Implant-based breast reconstruction following mastectomy helps to restore the patient’s quality of life while aiming at providing optimal cosmetic outcomes. Both prepectoral (PP) and subpectoral (SP) breast implants are widely used to fulfill these objectives. It is however unclear whether one of these two options offers stronger postoperative benefits.
We performed a systematic search of the English literature through PubMed, Cochrane Library and ResearchGate following the PRISMA guidelines. Postoperative pain was the primary outcome assessed. Secondary outcomes included patient’s satisfaction and postoperative complication rates such as seroma, hematoma and infection.
A total of nine articles involving 1802 patients were retrieved, corresponding to 502 (28%) PP and 1300 (72%) SP breast implants. The majority of articles suggested higher rates of postoperative pain following SP implants, however the heterogeneity in pain assessment did not allow us to perform a comprehensive meta-analysis regarding this outcome. The rates of seroma after surgery on the other hand were higher in PP patients and overall satisfaction as well as the rates of infection and hematoma showed no significant differences between the two cohorts.

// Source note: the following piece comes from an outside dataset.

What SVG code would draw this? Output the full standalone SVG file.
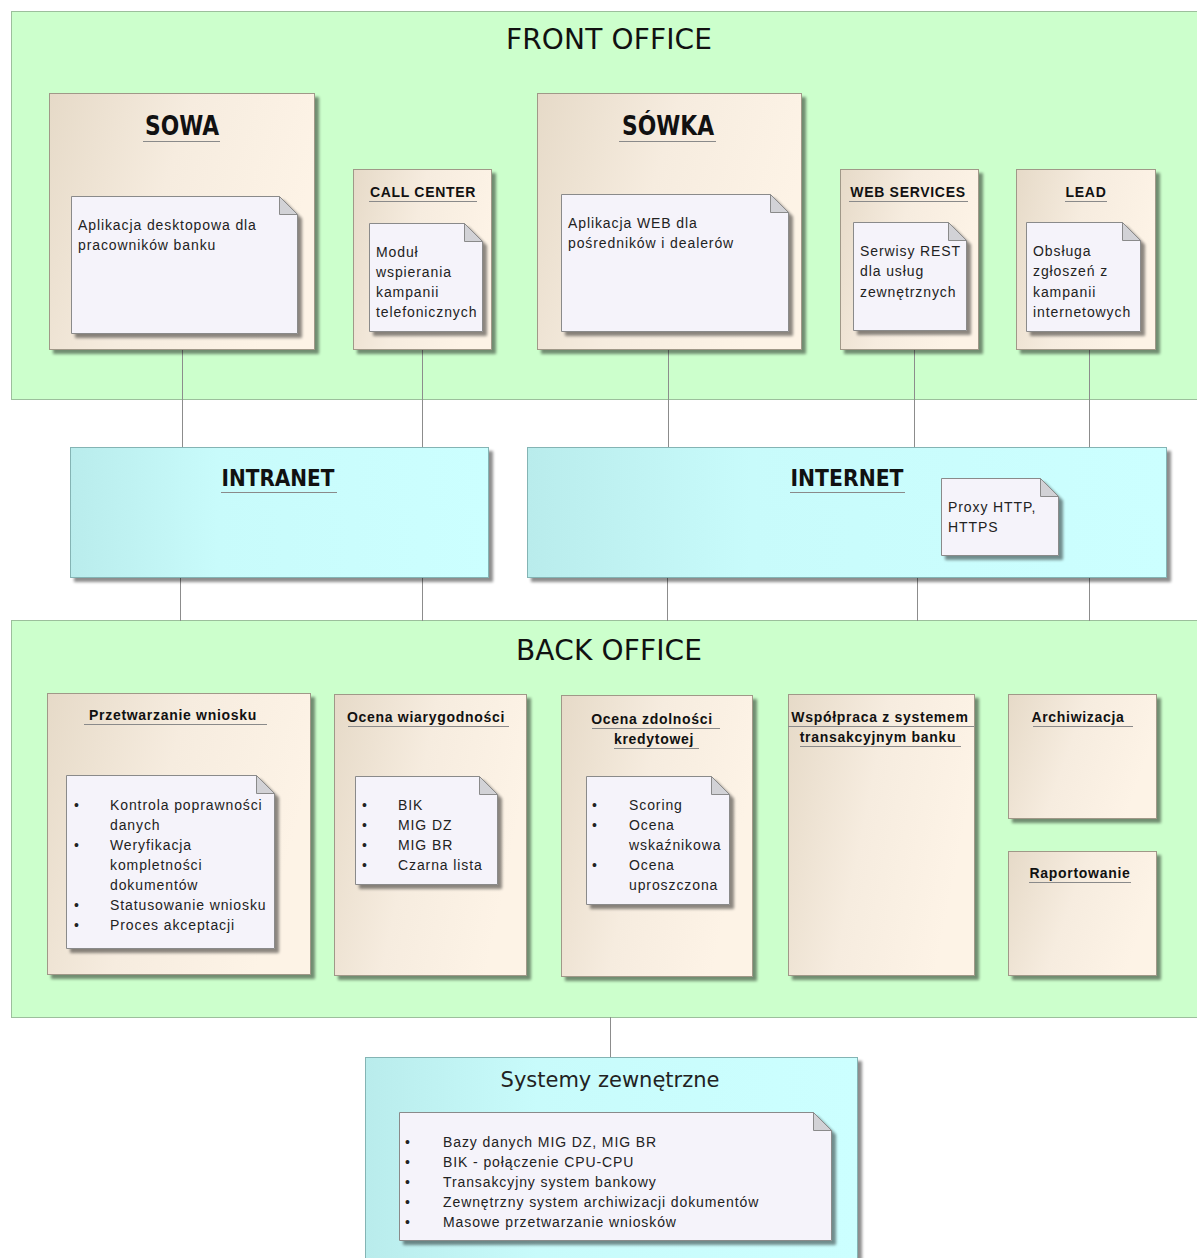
<svg xmlns="http://www.w3.org/2000/svg" width="1197" height="1258" viewBox="0 0 1197 1258">
<defs>
<linearGradient id="beige" x1="0" y1="0" x2="1" y2="0.3">
<stop offset="0" stop-color="#e6dac8"/><stop offset="0.5" stop-color="#f6ecdf"/><stop offset="1" stop-color="#fdf3e6"/>
</linearGradient>
<linearGradient id="cyan" x1="0" y1="0" x2="1" y2="0">
<stop offset="0" stop-color="#b9ecec"/><stop offset="0.35" stop-color="#c8fbfb"/><stop offset="1" stop-color="#ccffff"/>
</linearGradient>
<filter id="sh" x="-5%" y="-5%" width="115%" height="115%">
<feGaussianBlur in="SourceAlpha" stdDeviation="1.5"/><feOffset dx="4" dy="4"/>
<feComponentTransfer><feFuncA type="linear" slope="0.45"/></feComponentTransfer>
<feMerge><feMergeNode/><feMergeNode in="SourceGraphic"/></feMerge>
</filter>
</defs>
<style>
.cont{fill:#ccffcc;stroke:#9cbf9c;stroke-width:1}
.box{fill:url(#beige);stroke:#a09888;stroke-width:1;filter:url(#sh)}
.net{fill:url(#cyan);stroke:#84b4b4;stroke-width:1;filter:url(#sh)}
.note{fill:#f5f3fa;stroke:#8a8a8a;stroke-width:1;filter:url(#sh)}
.fold{fill:#d2d2d6;stroke:#8a8a8a;stroke-width:1}
.big{font-family:"DejaVu Sans",sans-serif;font-size:28px;fill:#111;text-anchor:middle}
.sub{font-family:"DejaVu Sans",sans-serif;font-size:21px;fill:#222;text-anchor:middle}
.ttl{font-family:"DejaVu Sans Condensed","DejaVu Sans",sans-serif;font-size:26px;font-weight:bold;fill:#111;text-anchor:middle}
.ttl2{font-family:"DejaVu Sans Condensed","DejaVu Sans",sans-serif;font-size:23px;font-weight:bold;fill:#111;text-anchor:middle}
.hdr{font-family:"Liberation Sans",Arial,sans-serif;font-size:14px;font-weight:bold;fill:#111;text-anchor:middle;letter-spacing:0.7px}
.txt{font-family:"Liberation Sans",Arial,sans-serif;font-size:14px;fill:#222;letter-spacing:0.9px}
.ul{stroke:#8a8a8a;stroke-width:1}
.con{stroke:#8c8c8c;stroke-width:1;fill:none}
</style>

<g id="front-office">
<rect class="cont" x="11.5" y="11.5" width="1190" height="388"/>
<text class="big" x="609" y="49" textLength="206">FRONT OFFICE</text>
</g>
<g id="back-office">
<rect class="cont" x="11.5" y="620.5" width="1190" height="397"/>
<text class="big" x="609" y="660" textLength="186">BACK OFFICE</text>
</g>

<g id="connectors">
<line class="con" x1="182.5" y1="350" x2="182.5" y2="448"/>
<line class="con" x1="422.5" y1="350" x2="422.5" y2="448"/>
<line class="con" x1="668.5" y1="350" x2="668.5" y2="448"/>
<line class="con" x1="914.5" y1="350" x2="914.5" y2="448"/>
<line class="con" x1="1089.5" y1="350" x2="1089.5" y2="448"/>
<line class="con" x1="180.5" y1="578" x2="180.5" y2="621"/>
<line class="con" x1="422.5" y1="578" x2="422.5" y2="621"/>
<line class="con" x1="667.5" y1="578" x2="667.5" y2="621"/>
<line class="con" x1="917.5" y1="578" x2="917.5" y2="621"/>
<line class="con" x1="1089.5" y1="578" x2="1089.5" y2="621"/>
<line class="con" x1="610.5" y1="1017" x2="610.5" y2="1058"/>
</g>

<g id="sowa">
<rect class="box" x="49.5" y="93.5" width="265" height="256"/>
<text class="ttl" x="182" y="135" textLength="74" lengthAdjust="spacingAndGlyphs">SOWA</text>
<line class="ul" x1="143" y1="141.5" x2="220" y2="141.5"/>
<path class="note" d="M71.5 196.5H279.5L297.5 214.5V333.5H71.5Z"/>
<path class="fold" d="M279.5 196.5V214.5H297.5Z"/>
<text class="txt" x="78" y="230">Aplikacja desktopowa dla</text>
<text class="txt" x="78" y="250">pracowników banku</text>
</g>

<g id="call-center">
<rect class="box" x="353.5" y="169.5" width="138" height="180"/>
<text class="hdr" x="423" y="197">CALL CENTER</text>
<line class="ul" x1="369" y1="201.5" x2="477" y2="201.5"/>
<path class="note" d="M369.5 223.5H464.5L482.5 241.5V331.5H369.5Z"/>
<path class="fold" d="M464.5 223.5V241.5H482.5Z"/>
<text class="txt" x="376" y="257">Moduł</text>
<text class="txt" x="376" y="277">wspierania</text>
<text class="txt" x="376" y="297">kampanii</text>
<text class="txt" x="376" y="317" letter-spacing="0.3">telefonicznych</text>
</g>

<g id="sowka">
<rect class="box" x="537.5" y="93.5" width="264" height="256"/>
<text class="ttl" x="668" y="135" textLength="92" lengthAdjust="spacingAndGlyphs">SÓWKA</text>
<line class="ul" x1="619" y1="141.5" x2="716" y2="141.5"/>
<path class="note" d="M561.5 194.5H770.5L788.5 212.5V331.5H561.5Z"/>
<path class="fold" d="M770.5 194.5V212.5H788.5Z"/>
<text class="txt" x="568" y="228">Aplikacja WEB dla</text>
<text class="txt" x="568" y="248">pośredników i dealerów</text>
</g>

<g id="web-services">
<rect class="box" x="840.5" y="169.5" width="138" height="180"/>
<text class="hdr" x="908" y="197">WEB SERVICES</text>
<line class="ul" x1="849" y1="201.5" x2="968" y2="201.5"/>
<path class="note" d="M853.5 222.5H948.5L966.5 240.5V330.5H853.5Z"/>
<path class="fold" d="M948.5 222.5V240.5H966.5Z"/>
<text class="txt" x="860" y="256">Serwisy REST</text>
<text class="txt" x="860" y="276">dla usług</text>
<text class="txt" x="860" y="297">zewnętrznych</text>
</g>

<g id="lead">
<rect class="box" x="1016.5" y="169.5" width="139" height="180"/>
<text class="hdr" x="1086" y="197">LEAD</text>
<line class="ul" x1="1065" y1="201.5" x2="1107" y2="201.5"/>
<path class="note" d="M1026.5 222.5H1122.5L1140.5 240.5V331.5H1026.5Z"/>
<path class="fold" d="M1122.5 222.5V240.5H1140.5Z"/>
<text class="txt" x="1033" y="256">Obsługa</text>
<text class="txt" x="1033" y="276">zgłoszeń z</text>
<text class="txt" x="1033" y="297">kampanii</text>
<text class="txt" x="1033" y="317" letter-spacing="0.3">internetowych</text>
</g>

<g id="intranet">
<rect class="net" x="70.5" y="447.5" width="418" height="130"/>
<text class="ttl2" x="278" y="486" textLength="113" lengthAdjust="spacingAndGlyphs">INTRANET</text>
<line class="ul" x1="221" y1="492.5" x2="337" y2="492.5"/>
</g>

<g id="internet">
<rect class="net" x="527.5" y="447.5" width="639" height="130"/>
<text class="ttl2" x="847" y="486" textLength="113" lengthAdjust="spacingAndGlyphs">INTERNET</text>
<line class="ul" x1="790" y1="492.5" x2="905" y2="492.5"/>
<path class="note" d="M941.5 478.5H1040.5L1058.5 496.5V555.5H941.5Z"/>
<path class="fold" d="M1040.5 478.5V496.5H1058.5Z"/>
<text class="txt" x="948" y="512" letter-spacing="0.4">Proxy HTTP,</text>
<text class="txt" x="948" y="532" letter-spacing="0.4">HTTPS</text>
</g>

<g id="przetwarzanie">
<rect class="box" x="47.5" y="693.5" width="263" height="281"/>
<text class="hdr" x="173" y="720">Przetwarzanie wniosku</text>
<line class="ul" x1="84" y1="724.5" x2="267" y2="724.5"/>
<path class="note" d="M66.5 775.5H256.5L274.5 793.5V948.5H66.5Z"/>
<path class="fold" d="M256.5 775.5V793.5H274.5Z"/>
<g class="txt">
<text x="74" y="810">•</text><text x="110" y="810">Kontrola poprawności</text>
<text x="110" y="830">danych</text>
<text x="74" y="850">•</text><text x="110" y="850">Weryfikacja</text>
<text x="110" y="870">kompletności</text>
<text x="110" y="890">dokumentów</text>
<text x="74" y="910">•</text><text x="110" y="910">Statusowanie wniosku</text>
<text x="74" y="930">•</text><text x="110" y="930">Proces akceptacji</text>
</g>
</g>

<g id="ocena-wiarygodnosci">
<rect class="box" x="334.5" y="694.5" width="192" height="281"/>
<text class="hdr" x="426" y="722">Ocena wiarygodności</text>
<line class="ul" x1="348" y1="726.5" x2="509" y2="726.5"/>
<path class="note" d="M355.5 776.5H479.5L497.5 794.5V884.5H355.5Z"/>
<path class="fold" d="M479.5 776.5V794.5H497.5Z"/>
<g class="txt">
<text x="362" y="810">•</text><text x="398" y="810">BIK</text>
<text x="362" y="830">•</text><text x="398" y="830">MIG DZ</text>
<text x="362" y="850">•</text><text x="398" y="850">MIG BR</text>
<text x="362" y="870">•</text><text x="398" y="870">Czarna lista</text>
</g>
</g>

<g id="ocena-zdolnosci">
<rect class="box" x="561.5" y="695.5" width="191" height="281"/>
<text class="hdr" x="652" y="724">Ocena zdolności</text>
<line class="ul" x1="592" y1="728.5" x2="720" y2="728.5"/>
<text class="hdr" x="654" y="744">kredytowej</text>
<line class="ul" x1="614" y1="748.5" x2="699" y2="748.5"/>
<path class="note" d="M586.5 776.5H711.5L729.5 794.5V904.5H586.5Z"/>
<path class="fold" d="M711.5 776.5V794.5H729.5Z"/>
<g class="txt">
<text x="592" y="810">•</text><text x="629" y="810">Scoring</text>
<text x="592" y="830">•</text><text x="629" y="830">Ocena</text>
<text x="629" y="850">wskaźnikowa</text>
<text x="592" y="870">•</text><text x="629" y="870">Ocena</text>
<text x="629" y="890">uproszczona</text>
</g>
</g>

<g id="wspolpraca">
<rect class="box" x="788.5" y="694.5" width="186" height="281"/>
<text class="hdr" x="880" y="722">Współpraca z systemem</text>
<line class="ul" x1="788" y1="726.5" x2="974" y2="726.5"/>
<text class="hdr" x="878" y="742">transakcyjnym banku</text>
<line class="ul" x1="800" y1="746.5" x2="961" y2="746.5"/>
</g>

<g id="archiwizacja">
<rect class="box" x="1008.5" y="694.5" width="148" height="124"/>
<text class="hdr" x="1078" y="722">Archiwizacja</text>
<line class="ul" x1="1033" y1="726.5" x2="1133" y2="726.5"/>
</g>

<g id="raportowanie">
<rect class="box" x="1008.5" y="851.5" width="148" height="124"/>
<text class="hdr" x="1080" y="878">Raportowanie</text>
<line class="ul" x1="1029" y1="882.5" x2="1131" y2="882.5"/>
</g>

<g id="systemy-zewnetrzne">
<rect class="net" x="365.5" y="1057.5" width="492" height="210"/>
<text class="sub" x="610" y="1087">Systemy zewnętrzne</text>
<path class="note" d="M399.5 1112.5H813.5L831.5 1130.5V1240.5H399.5Z"/>
<path class="fold" d="M813.5 1112.5V1130.5H831.5Z"/>
<g class="txt">
<text x="405" y="1147">•</text><text x="443" y="1147">Bazy danych MIG DZ, MIG BR</text>
<text x="405" y="1167">•</text><text x="443" y="1167">BIK - połączenie CPU-CPU</text>
<text x="405" y="1187">•</text><text x="443" y="1187">Transakcyjny system bankowy</text>
<text x="405" y="1207">•</text><text x="443" y="1207">Zewnętrzny system archiwizacji dokumentów</text>
<text x="405" y="1227">•</text><text x="443" y="1227">Masowe przetwarzanie wniosków</text>
</g>
</g>
</svg>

Our data suggest that both PP and SP implants are safe and effective methods for breast reconstruction following mastectomy although PP implants tend to provide better results in terms of postoperative pain. Yet, standardization in pain assessment would allow one to provide stronger statistical results. The risks and benefits of each procedure should be fully discussed with the patient prior to surgery and decision making should be guided by the expertise of the surgeon.